Don't park your car when there are kids about, especially if they're on bikes. Everybody knows that. And certainly don't park near our house, because our kid's learning the unicycle, the bike you see at the circus, the bike with one wheel. She wobbles like a runaway blancmange. "Steady kid!" I yell, yomping alongside. "Mind the parked cars!"

All parents get this once in their lives - that metaphor for parenting - teaching your child to cycle. To start with you're needed, leant on. Then, all of a sudden, you're redundant. Offspring sprints off, rides into the future and leaves you behind. "Have a nice life!" you call and "mind the parked cars!" But to get it twice is a privilege. Especially, and this is important, especially when you can't do it yourself.

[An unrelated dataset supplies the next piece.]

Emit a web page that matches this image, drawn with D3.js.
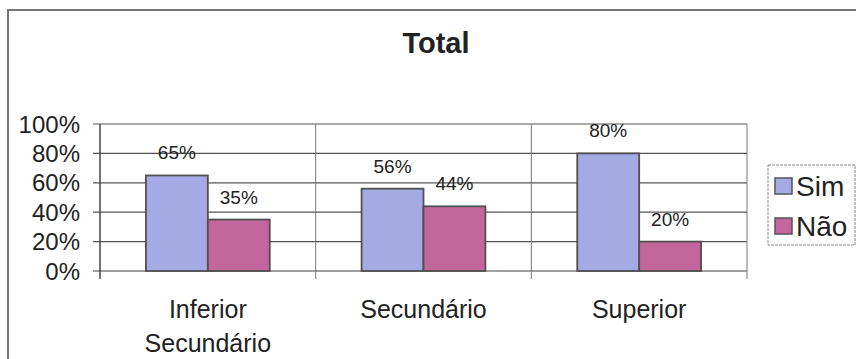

It's a thrill to teach unicycle when you can't unicycle. And that's the point about teaching. You don't have to be able to do it yourself. But you do have to be there, supporting, picking up the pieces when required, giving sympathy, encouragement, care and most important of all, support - literal on the bike, moral and psychological in the classroom. It gives a nice twist to the old smug cliche: those who can, do, and those who can't, teach others how to.

But many can do it, even in Farnham. I say even in because to outsiders Farnham, stuck out on the borders of Surrey, sometimes seems a rather stuffy place. But in fact it's full of trick cyclists, jugglers and people wearing funny trousers and funny hats. Farnham is hip.

A skateboarding art college student rumbles his way past our house. My daughter unicycles off to Our Price. Me, I'm boring - I walk.